### STATED PROBLEM
Line by line, repeat the data below exactly, beginning at the first line and ending at the line with "276,359,439,354,225,89,31,10,4,1];". Omit pictures.

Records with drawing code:
§ §

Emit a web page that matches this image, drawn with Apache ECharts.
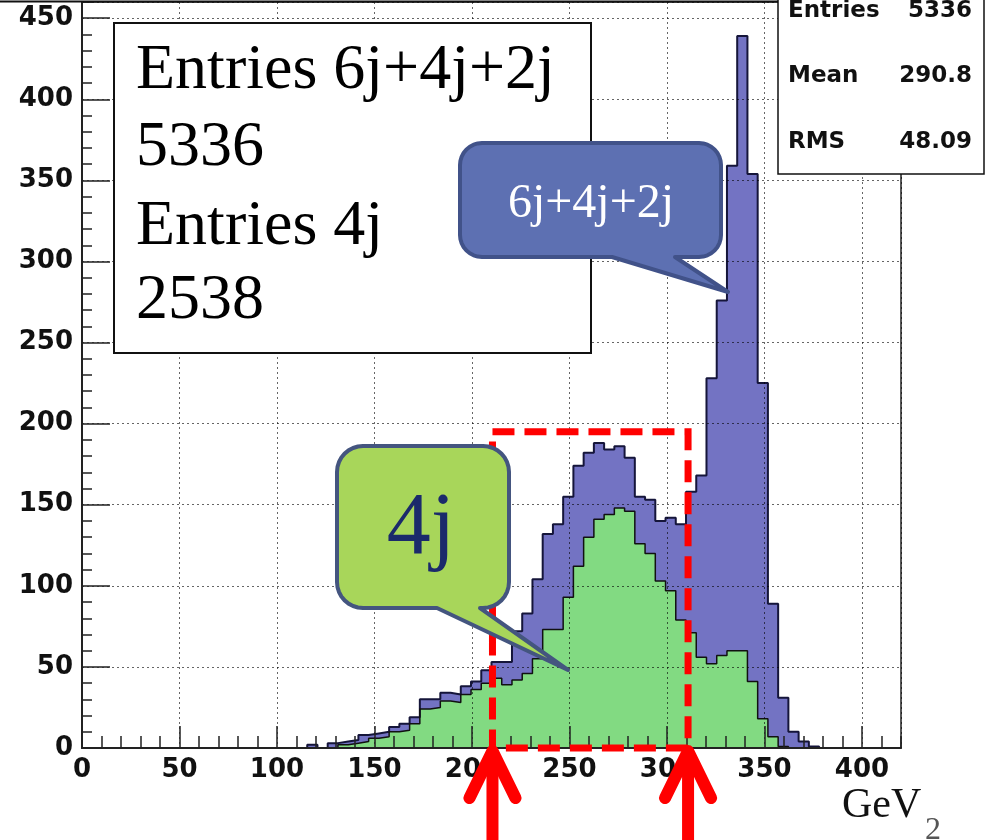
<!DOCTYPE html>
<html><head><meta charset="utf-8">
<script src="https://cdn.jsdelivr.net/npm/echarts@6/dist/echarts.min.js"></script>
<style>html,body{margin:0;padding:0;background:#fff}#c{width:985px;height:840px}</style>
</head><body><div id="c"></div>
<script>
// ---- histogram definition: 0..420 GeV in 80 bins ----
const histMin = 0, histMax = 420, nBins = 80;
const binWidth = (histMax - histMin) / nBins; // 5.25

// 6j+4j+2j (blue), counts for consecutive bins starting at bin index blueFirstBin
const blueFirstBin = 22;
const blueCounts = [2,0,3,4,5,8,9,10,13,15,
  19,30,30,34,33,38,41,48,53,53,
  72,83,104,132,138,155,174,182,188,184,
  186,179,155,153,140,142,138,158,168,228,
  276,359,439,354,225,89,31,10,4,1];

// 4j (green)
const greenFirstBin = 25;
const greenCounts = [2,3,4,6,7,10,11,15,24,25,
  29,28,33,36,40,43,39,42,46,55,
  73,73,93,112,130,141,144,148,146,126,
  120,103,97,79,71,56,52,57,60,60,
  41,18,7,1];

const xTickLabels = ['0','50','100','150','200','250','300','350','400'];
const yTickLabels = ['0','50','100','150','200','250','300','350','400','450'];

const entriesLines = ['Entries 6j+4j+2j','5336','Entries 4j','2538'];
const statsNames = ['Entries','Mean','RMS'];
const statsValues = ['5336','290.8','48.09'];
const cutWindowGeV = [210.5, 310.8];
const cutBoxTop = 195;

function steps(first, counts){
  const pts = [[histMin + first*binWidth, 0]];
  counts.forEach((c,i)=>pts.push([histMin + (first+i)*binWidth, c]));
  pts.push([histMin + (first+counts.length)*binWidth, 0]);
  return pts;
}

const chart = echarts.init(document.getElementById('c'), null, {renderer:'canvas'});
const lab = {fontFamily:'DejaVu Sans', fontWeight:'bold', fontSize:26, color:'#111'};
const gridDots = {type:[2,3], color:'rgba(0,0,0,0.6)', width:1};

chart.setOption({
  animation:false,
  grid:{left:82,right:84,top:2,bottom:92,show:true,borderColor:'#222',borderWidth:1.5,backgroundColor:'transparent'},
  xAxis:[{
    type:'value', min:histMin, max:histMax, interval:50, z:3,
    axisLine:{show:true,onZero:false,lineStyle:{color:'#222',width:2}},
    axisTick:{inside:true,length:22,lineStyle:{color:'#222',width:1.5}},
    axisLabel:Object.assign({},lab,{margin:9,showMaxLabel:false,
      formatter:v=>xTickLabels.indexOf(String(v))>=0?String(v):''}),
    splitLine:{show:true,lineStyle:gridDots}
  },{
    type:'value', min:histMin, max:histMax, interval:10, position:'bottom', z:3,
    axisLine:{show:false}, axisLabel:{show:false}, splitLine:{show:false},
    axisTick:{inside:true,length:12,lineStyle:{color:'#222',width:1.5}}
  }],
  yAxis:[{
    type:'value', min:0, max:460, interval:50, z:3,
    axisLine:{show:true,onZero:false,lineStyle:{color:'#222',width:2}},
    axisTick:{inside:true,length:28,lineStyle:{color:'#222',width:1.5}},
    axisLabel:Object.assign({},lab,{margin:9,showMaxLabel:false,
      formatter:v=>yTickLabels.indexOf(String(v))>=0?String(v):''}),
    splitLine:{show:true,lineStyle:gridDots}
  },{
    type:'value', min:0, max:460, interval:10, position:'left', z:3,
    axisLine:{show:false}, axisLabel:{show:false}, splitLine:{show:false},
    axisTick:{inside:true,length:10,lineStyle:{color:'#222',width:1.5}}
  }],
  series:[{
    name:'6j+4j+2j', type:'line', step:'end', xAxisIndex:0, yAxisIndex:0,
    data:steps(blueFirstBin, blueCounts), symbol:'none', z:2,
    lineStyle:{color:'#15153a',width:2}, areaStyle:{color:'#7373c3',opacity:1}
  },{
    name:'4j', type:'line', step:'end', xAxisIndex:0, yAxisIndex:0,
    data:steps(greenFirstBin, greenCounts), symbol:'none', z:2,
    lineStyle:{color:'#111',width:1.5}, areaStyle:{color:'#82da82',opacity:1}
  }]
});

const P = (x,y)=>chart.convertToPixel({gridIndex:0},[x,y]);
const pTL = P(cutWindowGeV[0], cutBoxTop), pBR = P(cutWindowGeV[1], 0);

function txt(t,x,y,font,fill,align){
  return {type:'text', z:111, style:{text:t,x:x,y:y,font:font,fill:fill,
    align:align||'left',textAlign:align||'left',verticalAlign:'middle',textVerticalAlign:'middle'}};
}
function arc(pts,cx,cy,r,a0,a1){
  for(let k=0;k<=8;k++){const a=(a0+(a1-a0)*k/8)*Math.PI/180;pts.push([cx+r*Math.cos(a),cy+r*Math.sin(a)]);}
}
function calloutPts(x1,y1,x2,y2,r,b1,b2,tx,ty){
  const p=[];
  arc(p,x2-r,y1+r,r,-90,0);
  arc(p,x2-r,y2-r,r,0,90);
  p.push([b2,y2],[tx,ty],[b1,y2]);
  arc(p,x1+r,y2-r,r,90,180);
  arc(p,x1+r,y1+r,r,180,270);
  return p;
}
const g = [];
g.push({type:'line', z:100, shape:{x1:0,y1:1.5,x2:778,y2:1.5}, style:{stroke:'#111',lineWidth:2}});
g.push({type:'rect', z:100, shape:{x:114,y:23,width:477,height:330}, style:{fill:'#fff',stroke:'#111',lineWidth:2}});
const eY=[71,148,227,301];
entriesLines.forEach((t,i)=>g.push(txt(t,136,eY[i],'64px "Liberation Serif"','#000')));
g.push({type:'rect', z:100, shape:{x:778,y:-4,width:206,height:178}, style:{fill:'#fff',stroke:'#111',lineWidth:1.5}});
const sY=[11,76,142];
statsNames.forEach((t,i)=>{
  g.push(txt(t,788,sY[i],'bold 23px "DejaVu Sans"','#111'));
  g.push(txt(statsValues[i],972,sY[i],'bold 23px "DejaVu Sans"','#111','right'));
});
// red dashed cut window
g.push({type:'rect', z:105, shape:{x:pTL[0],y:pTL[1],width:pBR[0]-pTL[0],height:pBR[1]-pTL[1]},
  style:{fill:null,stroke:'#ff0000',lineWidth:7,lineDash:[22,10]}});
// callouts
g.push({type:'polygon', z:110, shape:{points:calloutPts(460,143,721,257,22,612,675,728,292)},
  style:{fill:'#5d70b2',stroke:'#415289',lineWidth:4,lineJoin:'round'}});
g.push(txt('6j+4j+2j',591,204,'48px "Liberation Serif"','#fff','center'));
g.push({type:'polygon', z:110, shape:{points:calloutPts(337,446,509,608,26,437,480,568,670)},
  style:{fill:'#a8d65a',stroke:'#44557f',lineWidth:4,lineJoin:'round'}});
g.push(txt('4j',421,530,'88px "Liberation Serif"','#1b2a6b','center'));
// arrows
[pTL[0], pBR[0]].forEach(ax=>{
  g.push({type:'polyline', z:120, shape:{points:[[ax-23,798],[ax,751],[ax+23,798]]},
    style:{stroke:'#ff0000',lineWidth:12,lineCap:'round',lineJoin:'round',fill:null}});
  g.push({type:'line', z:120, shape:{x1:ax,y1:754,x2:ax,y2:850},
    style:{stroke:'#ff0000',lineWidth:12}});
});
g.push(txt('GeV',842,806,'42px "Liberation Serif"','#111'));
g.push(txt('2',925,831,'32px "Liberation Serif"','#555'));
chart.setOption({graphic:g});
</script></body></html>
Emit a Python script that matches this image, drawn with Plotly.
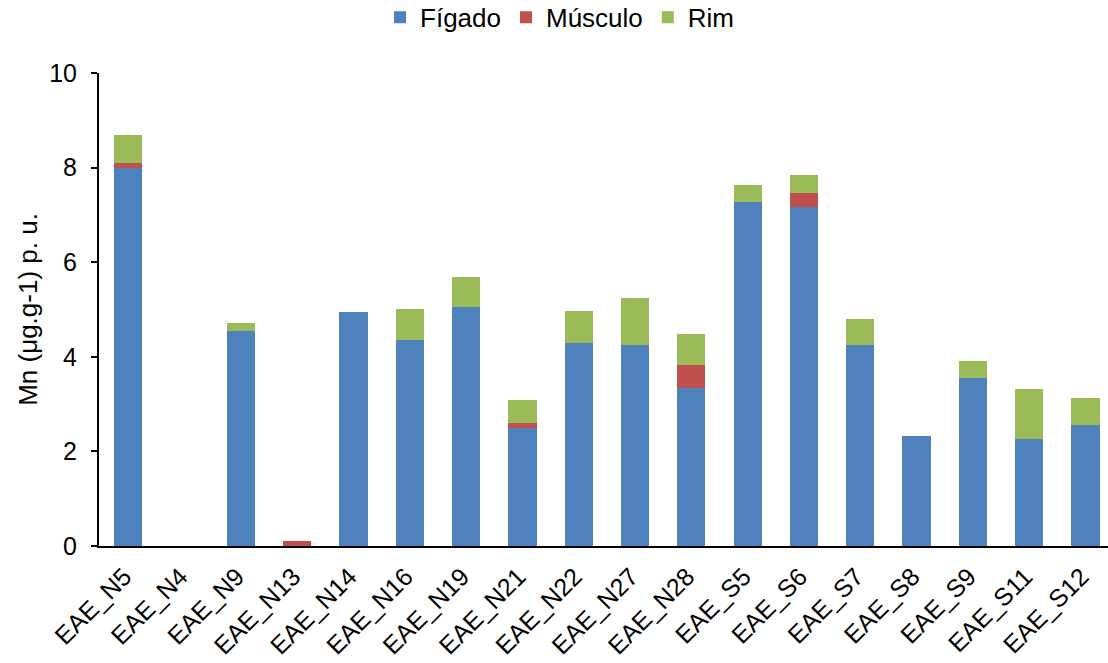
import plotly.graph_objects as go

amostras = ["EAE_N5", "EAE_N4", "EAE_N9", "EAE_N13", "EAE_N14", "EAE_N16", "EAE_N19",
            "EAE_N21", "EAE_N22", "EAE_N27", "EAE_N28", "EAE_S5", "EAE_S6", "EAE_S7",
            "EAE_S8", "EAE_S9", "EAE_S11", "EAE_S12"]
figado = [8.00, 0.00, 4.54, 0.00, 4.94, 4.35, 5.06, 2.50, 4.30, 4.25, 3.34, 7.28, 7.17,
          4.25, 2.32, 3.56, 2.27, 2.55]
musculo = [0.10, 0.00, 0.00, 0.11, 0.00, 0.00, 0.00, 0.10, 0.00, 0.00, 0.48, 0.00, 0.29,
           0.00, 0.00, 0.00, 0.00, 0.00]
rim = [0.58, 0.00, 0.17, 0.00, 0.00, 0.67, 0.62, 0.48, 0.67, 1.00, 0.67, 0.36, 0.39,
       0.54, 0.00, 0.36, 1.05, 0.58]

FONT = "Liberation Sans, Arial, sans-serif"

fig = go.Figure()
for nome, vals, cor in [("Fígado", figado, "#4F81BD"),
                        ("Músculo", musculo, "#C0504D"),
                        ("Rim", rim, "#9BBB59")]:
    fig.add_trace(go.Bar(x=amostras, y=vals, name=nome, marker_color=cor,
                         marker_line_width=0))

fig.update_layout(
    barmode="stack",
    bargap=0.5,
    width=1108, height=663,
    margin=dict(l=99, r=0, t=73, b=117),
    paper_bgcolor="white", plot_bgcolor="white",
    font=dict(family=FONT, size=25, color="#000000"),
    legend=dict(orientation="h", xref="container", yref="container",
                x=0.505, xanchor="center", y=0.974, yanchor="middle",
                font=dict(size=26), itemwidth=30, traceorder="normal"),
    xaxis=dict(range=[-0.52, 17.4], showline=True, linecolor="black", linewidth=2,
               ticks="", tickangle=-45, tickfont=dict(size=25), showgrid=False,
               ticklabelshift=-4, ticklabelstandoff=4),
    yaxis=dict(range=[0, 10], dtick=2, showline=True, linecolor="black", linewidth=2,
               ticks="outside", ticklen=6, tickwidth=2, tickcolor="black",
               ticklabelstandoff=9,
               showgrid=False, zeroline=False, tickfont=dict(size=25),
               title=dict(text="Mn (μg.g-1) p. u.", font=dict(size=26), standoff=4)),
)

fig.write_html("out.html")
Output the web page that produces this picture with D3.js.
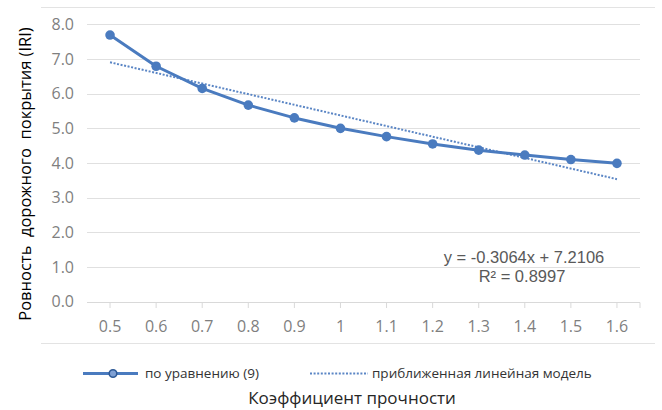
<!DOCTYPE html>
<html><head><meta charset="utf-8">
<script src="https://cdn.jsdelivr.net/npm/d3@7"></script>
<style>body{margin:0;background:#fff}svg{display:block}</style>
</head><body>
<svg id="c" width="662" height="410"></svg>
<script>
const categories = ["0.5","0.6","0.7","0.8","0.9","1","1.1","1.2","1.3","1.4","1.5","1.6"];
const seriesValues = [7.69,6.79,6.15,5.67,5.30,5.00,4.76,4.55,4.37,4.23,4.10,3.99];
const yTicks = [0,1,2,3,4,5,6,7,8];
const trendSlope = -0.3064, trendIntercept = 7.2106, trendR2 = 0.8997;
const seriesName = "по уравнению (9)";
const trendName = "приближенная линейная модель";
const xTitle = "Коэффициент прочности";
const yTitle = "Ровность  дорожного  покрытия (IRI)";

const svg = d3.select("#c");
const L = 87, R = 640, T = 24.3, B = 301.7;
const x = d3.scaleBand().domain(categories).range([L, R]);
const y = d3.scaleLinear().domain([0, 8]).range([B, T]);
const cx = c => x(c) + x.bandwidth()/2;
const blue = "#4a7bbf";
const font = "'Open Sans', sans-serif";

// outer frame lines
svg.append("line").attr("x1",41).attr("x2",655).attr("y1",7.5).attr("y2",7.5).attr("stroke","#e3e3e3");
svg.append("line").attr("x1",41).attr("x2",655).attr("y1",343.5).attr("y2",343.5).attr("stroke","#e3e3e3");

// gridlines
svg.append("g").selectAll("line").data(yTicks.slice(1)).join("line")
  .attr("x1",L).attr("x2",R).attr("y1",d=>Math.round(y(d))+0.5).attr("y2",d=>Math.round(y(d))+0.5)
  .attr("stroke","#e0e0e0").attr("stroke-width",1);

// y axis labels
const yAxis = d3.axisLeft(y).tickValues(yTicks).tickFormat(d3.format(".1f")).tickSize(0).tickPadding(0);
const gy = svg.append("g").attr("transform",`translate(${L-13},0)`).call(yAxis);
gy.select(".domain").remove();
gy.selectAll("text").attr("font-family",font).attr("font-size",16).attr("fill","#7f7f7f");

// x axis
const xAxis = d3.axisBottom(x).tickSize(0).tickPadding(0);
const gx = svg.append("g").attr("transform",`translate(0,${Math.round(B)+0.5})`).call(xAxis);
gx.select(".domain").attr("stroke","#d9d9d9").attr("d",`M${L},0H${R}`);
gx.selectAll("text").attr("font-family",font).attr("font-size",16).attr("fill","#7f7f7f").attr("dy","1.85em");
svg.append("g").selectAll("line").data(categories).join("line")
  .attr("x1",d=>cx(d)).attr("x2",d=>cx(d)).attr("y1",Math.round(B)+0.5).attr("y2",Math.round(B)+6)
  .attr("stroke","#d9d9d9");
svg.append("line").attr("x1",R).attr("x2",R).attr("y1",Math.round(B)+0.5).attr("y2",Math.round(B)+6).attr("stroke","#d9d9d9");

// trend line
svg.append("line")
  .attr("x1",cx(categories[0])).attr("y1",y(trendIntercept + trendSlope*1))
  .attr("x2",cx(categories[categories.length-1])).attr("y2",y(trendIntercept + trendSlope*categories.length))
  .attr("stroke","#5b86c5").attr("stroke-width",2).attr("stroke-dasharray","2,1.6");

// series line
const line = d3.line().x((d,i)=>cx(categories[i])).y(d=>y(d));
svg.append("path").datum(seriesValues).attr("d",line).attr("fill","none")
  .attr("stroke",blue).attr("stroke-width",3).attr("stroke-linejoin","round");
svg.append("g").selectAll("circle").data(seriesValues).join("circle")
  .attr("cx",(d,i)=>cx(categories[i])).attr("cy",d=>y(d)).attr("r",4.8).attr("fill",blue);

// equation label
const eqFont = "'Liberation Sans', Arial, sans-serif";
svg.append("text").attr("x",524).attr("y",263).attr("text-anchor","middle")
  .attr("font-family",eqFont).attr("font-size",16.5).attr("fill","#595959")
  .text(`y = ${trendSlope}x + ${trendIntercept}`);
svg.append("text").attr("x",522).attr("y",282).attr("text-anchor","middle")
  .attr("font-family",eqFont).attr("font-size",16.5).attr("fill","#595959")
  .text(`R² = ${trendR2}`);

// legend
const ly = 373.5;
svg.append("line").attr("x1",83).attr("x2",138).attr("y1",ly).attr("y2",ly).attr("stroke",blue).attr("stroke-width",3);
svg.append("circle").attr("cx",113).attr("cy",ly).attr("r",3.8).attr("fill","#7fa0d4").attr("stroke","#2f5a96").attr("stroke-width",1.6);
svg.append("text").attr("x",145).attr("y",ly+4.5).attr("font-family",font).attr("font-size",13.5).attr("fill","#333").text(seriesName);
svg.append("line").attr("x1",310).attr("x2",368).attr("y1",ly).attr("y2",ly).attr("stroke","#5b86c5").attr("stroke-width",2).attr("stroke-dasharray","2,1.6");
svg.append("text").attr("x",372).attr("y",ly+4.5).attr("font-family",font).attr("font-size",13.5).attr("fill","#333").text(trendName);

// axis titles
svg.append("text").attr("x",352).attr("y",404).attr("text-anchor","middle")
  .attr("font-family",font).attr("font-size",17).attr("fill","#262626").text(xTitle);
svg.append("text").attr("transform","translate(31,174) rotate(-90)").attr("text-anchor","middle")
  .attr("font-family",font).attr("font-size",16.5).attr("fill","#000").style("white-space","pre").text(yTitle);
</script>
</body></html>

§ §

### SOLUTION TO THE EXERCISE
Emit a web page that matches this image, drawn with Apache ECharts.
<!DOCTYPE html>
<html><head><meta charset="utf-8">
<script src="https://cdn.jsdelivr.net/npm/echarts@6/dist/echarts.min.js"></script>
<style>html,body{margin:0;padding:0;background:#fff}#c{width:985px;height:840px}</style>
</head><body><div id="c"></div>
<script>
// ---- histogram definition: 0..420 GeV in 80 bins ----
const histMin = 0, histMax = 420, nBins = 80;
const binWidth = (histMax - histMin) / nBins; // 5.25

// 6j+4j+2j (blue), counts for consecutive bins starting at bin index blueFirstBin
const blueFirstBin = 22;
const blueCounts = [2,0,3,4,5,8,9,10,13,15,
  19,30,30,34,33,38,41,48,53,53,
  72,83,104,132,138,155,174,182,188,184,
  186,179,155,153,140,142,138,158,168,228,
  276,359,439,354,225,89,31,10,4,1];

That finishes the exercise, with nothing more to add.